Lors qu’aujourd’hui dans notre pays, un rédacteur-en-chef peut boucler son journal, le monter et l’amener directement chez son imprimeur, on semble oublier l’époque, pas si lointaine, où, après avoir terminé de relire la morasse d’un journal, il fallait la faire transiter par un passage obligé : la censure. Installée à la  » Direction des affaires politiques  » du ministère de l’Administration Territoriale, ce service décidait de ce que devaient lire ou ne pas lire les Camerounais.
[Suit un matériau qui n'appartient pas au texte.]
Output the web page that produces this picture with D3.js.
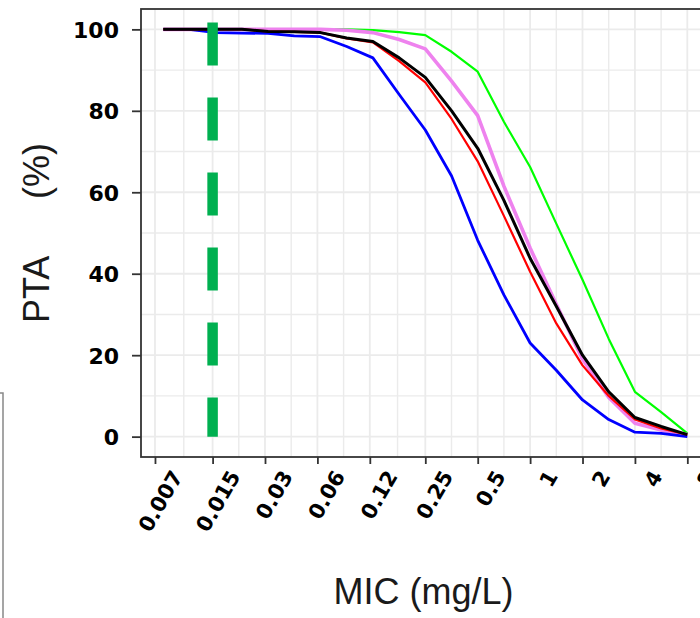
<!DOCTYPE html>
<html>
<head>
<meta charset="utf-8">
<script src="https://cdn.jsdelivr.net/npm/d3@7"></script>
<style>
  body { margin: 0; background: #fff; }
  svg { display: block; }
</style>
</head>
<body>
<svg width="700" height="618"></svg>
<script>
// MIC grid the curves were sampled at (half log2 steps)
var mic = [0.0078125, 0.011, 0.015625, 0.0221, 0.03125, 0.0442, 0.0625, 0.0884, 0.125, 0.177,
           0.25, 0.354, 0.5, 0.707, 1, 1.414, 2, 2.83, 4, 5.66, 8];

// PTA (%) for each regimen
var ptaGreen = [100, 100, 100, 100, 100, 100, 100, 100, 99.8, 99.3, 98.6, 94.5, 89.6, 77.3, 66.2, 52.3, 38.5, 24, 11, 6, 0.8];
var ptaPink  = [100, 100, 100, 100, 100, 100, 100, 99.8, 99.2, 97.5, 95.2, 87.3, 78.8, 61.5, 46.3, 32.5, 19, 9.6, 3.3, 1.6, 0.5];
var ptaBlue  = [100, 100, 99.2, 99.1, 99, 98.4, 98.2, 95.8, 93, 84, 75.3, 64, 48.2, 34.8, 23, 16.3, 9, 4.2, 1.1, 0.8, 0];
var ptaRed   = [100, 100, 100, 100, 99.5, 99.4, 99.2, 97.8, 96.8, 92.2, 87, 78, 67.6, 54.2, 40.5, 27.8, 17.5, 10, 4.2, 2, 0.5];
var ptaBlack = [100, 100, 100, 100, 99.5, 99.4, 99.2, 97.9, 97, 93, 88.2, 80, 70.8, 58, 43.8, 32, 20, 11, 4.7, 2.5, 0.5];

var xBreaks = [0.007, 0.015, 0.03, 0.06, 0.12, 0.25, 0.5, 1, 2, 4, 8];
var xLabels = ["0.007", "0.015", "0.03", "0.06", "0.12", "0.25", "0.5", "1", "2", "4", "8"];
var yBreaks = [0, 20, 40, 60, 80, 100];
var yMinor = [10, 30, 50, 70, 90];

var breakpoint = 0.015; // dashed green line
var breakpointTop = 101.7;

var series = [
  { values: ptaGreen, color: "#00ff00", width: 2.2 },
  { values: ptaPink,  color: "#ee82ee", width: 3.6 },
  { values: ptaBlue,  color: "#0000ff", width: 2.8 },
  { values: ptaRed,   color: "#ff0000", width: 2.2 },
  { values: ptaBlack, color: "#000000", width: 3 }
];

var panelL = 141, panelR = 709.6, panelT = 9, panelB = 457;

var svg = d3.select("svg");

var x = d3.scaleLog().base(2)
    .domain([Math.pow(2, -7.425), Math.pow(2, 3.425)])
    .range([panelL, panelR]);

var y = d3.scaleLinear()
    .domain([-5, 105])
    .range([panelB, panelT]);

// minor x grid sits half way between breaks (in log space)
var xMinor = d3.range(xBreaks.length - 1).map(function(i) {
  return Math.sqrt(xBreaks[i] * xBreaks[i + 1]);
});

var grid = svg.append("g");

function vLines(vals, w) {
  grid.append("g").selectAll("line")
    .data(vals)
    .enter().append("line")
      .attr("x1", d => x(d)).attr("x2", d => x(d))
      .attr("y1", panelT).attr("y2", panelB)
      .attr("stroke", "#ebebeb").attr("stroke-width", w);
}
function hLines(vals, w) {
  grid.append("g").selectAll("line")
    .data(vals)
    .enter().append("line")
      .attr("x1", panelL).attr("x2", panelR)
      .attr("y1", d => y(d)).attr("y2", d => y(d))
      .attr("stroke", "#ebebeb").attr("stroke-width", w);
}
vLines(xMinor, 1.4);
hLines(yMinor, 1.4);
vLines(xBreaks, 1.8);
hLines(yBreaks, 1.8);

var line = d3.line()
    .x(function(d, i) { return x(mic[i]); })
    .y(function(d) { return y(d); });

svg.append("g")
  .selectAll("path")
  .data(series)
  .enter().append("path")
    .attr("d", d => line(d.values))
    .attr("fill", "none")
    .attr("stroke", d => d.color)
    .attr("stroke-width", d => d.width)
    .attr("stroke-linejoin", "round");

// breakpoint line, drawn top to bottom so the dashes start at the top
svg.append("path")
  .attr("d", d3.line()([[x(breakpoint), y(breakpointTop)], [x(breakpoint), y(0)]]))
  .attr("stroke", "#00b050")
  .attr("stroke-width", 10.5)
  .attr("stroke-dasharray", "43,32");

// panel border
svg.append("rect")
  .attr("x", panelL).attr("y", panelT)
  .attr("width", panelR - panelL).attr("height", panelB - panelT)
  .attr("fill", "none")
  .attr("stroke", "#333")
  .attr("stroke-width", 1.8);

// axes
var xAxis = svg.append("g")
  .attr("transform", "translate(0," + panelB + ")")
  .call(d3.axisBottom(x).tickValues(xBreaks).tickFormat((d, i) => xLabels[i]).tickSize(7).tickSizeOuter(0));

var yAxis = svg.append("g")
  .attr("transform", "translate(" + panelL + ",0)")
  .call(d3.axisLeft(y).tickValues(yBreaks).tickSize(9).tickSizeOuter(0));

[xAxis, yAxis].forEach(function(ax) {
  ax.select(".domain").remove();
  ax.selectAll(".tick line").attr("stroke", "#333").attr("stroke-width", 1.8);
});

yAxis.selectAll(".tick text")
  .attr("x", -22)
  .attr("dy", "0.36em")
  .style("font-family", "'DejaVu Sans', sans-serif")
  .style("font-weight", "bold")
  .style("font-size", "22px")
  .attr("fill", "#000");

xAxis.selectAll(".tick text")
  .attr("x", 0).attr("y", 0).attr("dy", null)
  .attr("text-anchor", "end")
  .attr("transform", "translate(28,19) rotate(-60)")
  .style("font-family", "'DejaVu Sans', sans-serif")
  .style("font-weight", "bold")
  .style("font-size", "21px")
  .attr("fill", "#000");

// axis titles
svg.append("text")
  .attr("x", 423.5).attr("y", 604)
  .attr("text-anchor", "middle")
  .style("font-family", "'Liberation Sans', Arial, sans-serif")
  .style("font-size", "36px")
  .attr("fill", "#1a1a1a")
  .text("MIC (mg/L)");

svg.append("text")
  .attr("transform", "translate(49,323) rotate(-90)")
  .attr("text-anchor", "start")
  .style("font-family", "'Liberation Sans', Arial, sans-serif")
  .style("font-size", "36px")
  .attr("fill", "#1a1a1a")
  .text("PTA");

svg.append("text")
  .attr("transform", "translate(49,143) rotate(-90)")
  .attr("text-anchor", "end")
  .style("font-family", "'Liberation Sans', Arial, sans-serif")
  .style("font-size", "36px")
  .attr("fill", "#1a1a1a")
  .text("(%)");

// edge of a neighbouring box at the lower left
svg.append("path")
  .attr("d", d3.line()([[0, 393], [3, 393], [3, 618]]))
  .attr("fill", "none")
  .attr("stroke", "#888")
  .attr("stroke-width", 1.5);
</script>
</body>
</html>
C’est après leur visa que l’on pouvait présenter pour tirage, un journal dans une imprimerie. L’homme à qui la presse camerounaise doit le combat pour la suppression de la censure est celui que l’on commémore en ce jour.
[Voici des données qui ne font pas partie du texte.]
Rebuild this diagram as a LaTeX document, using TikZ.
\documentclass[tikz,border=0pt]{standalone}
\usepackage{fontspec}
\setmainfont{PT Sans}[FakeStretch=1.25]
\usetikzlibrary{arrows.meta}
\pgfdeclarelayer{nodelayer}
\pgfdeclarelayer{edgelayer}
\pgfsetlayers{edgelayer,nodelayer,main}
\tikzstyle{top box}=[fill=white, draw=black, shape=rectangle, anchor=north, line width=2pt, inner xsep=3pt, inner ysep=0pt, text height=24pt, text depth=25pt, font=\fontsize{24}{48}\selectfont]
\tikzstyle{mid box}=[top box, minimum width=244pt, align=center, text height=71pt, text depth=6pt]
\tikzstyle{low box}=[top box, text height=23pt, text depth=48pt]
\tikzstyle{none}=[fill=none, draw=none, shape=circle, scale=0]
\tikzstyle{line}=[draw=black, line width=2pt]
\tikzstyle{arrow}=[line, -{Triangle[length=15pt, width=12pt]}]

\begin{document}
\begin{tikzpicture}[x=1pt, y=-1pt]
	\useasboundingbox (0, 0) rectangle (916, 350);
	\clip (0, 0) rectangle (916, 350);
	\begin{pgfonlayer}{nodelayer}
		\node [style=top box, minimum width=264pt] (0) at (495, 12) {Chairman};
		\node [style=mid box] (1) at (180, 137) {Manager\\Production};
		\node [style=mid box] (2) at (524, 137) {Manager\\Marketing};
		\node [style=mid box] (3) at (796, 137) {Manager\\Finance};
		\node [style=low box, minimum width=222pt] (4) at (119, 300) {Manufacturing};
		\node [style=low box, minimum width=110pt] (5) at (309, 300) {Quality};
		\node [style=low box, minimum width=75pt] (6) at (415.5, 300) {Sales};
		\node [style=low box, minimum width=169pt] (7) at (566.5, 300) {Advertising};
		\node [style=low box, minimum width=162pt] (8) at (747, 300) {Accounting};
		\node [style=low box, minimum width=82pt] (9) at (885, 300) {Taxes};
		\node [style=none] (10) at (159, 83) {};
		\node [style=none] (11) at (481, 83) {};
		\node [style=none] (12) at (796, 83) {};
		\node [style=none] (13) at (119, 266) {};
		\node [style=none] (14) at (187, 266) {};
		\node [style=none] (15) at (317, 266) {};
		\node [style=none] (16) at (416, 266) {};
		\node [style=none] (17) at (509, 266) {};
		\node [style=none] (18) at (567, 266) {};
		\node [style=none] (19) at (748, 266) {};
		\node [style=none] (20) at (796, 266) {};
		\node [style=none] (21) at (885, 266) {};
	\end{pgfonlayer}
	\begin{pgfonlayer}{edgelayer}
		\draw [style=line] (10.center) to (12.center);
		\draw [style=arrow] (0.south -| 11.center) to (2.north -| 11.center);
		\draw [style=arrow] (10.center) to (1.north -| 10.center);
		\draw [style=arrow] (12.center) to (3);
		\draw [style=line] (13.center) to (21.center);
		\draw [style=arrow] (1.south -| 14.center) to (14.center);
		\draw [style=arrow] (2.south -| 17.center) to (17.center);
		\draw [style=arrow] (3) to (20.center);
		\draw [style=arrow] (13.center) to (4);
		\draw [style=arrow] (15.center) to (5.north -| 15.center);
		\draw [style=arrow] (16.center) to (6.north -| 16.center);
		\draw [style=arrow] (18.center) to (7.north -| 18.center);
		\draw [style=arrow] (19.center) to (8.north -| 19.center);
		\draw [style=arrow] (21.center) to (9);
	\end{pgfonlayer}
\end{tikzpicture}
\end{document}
Pius Njawé a fait ce ce combat le sien. Dans toute la vague des revendications d’ouverture sociopolitique du début des années 90, la voix de Pius Njawe portait la demande forte sur la fin de la censure. Le chemin a été long : après la promulgation de la loi de 90 sur la Communication Sociale qui de fait levait la censure préalable, il aura fallu six longues années de combat, pour que son application soit effective…

Pius Njawé, en plus du baroud qu’il a assuré courageusement, au prix souvent d’une liberté qu’il a sacrifiée, intrépide, tant de fois, avait une autre conviction : celle de l’union qui fait la force. On ne l’a jamais assez dit, faute d’avoir pu mettre en place un rassemblement de journalistes au Cameroun,Il rusa en essayant de mettre sur pied la section camerounaise de ce qui était alors l’Union Internationale de la Presse Francophone ( Uijplf) devenue plustard, Upf. Ce sont des envoyés du ministère de l’information et de la Culture de l’époque, qui torpillèrent l’initiative. Il en garda un goût amer, et, loin des mesquineries camerounaises, il porta son souci de se mettre avec les autres, plus loin: Pius Njawe fait partie, et c’est à l’honneur du journalisme camerounais, de la soixantaine d’hommes de presse qui en 1991 ont rédigé  » la Déclaration de Windhoek » qui a consacré le 3 mai comme Journée Mondiale de la Liberté de la presse dans le monde entier.
Il aurait pu lancer la toute première radio privée du Cameroun. le pouvoir, échaudé sans doute par  » l’effet Messager », ne lui en donna jamais la possibilité…

On a trop souvent tendance à l’oublier : Le Messager a été créé par un gamin : en 1979, Pius Njawé avait 22 ans! Et avec sa quarantaine d’années Le Messager fait figure de « doyenne » des journaux de la presse non étatique au Cameroun. Dix années après sa tragique disparition, pour ces portes qu’il a ouvertes et par lesquelles nous passons tous les jours, nous lui devons bien hommage.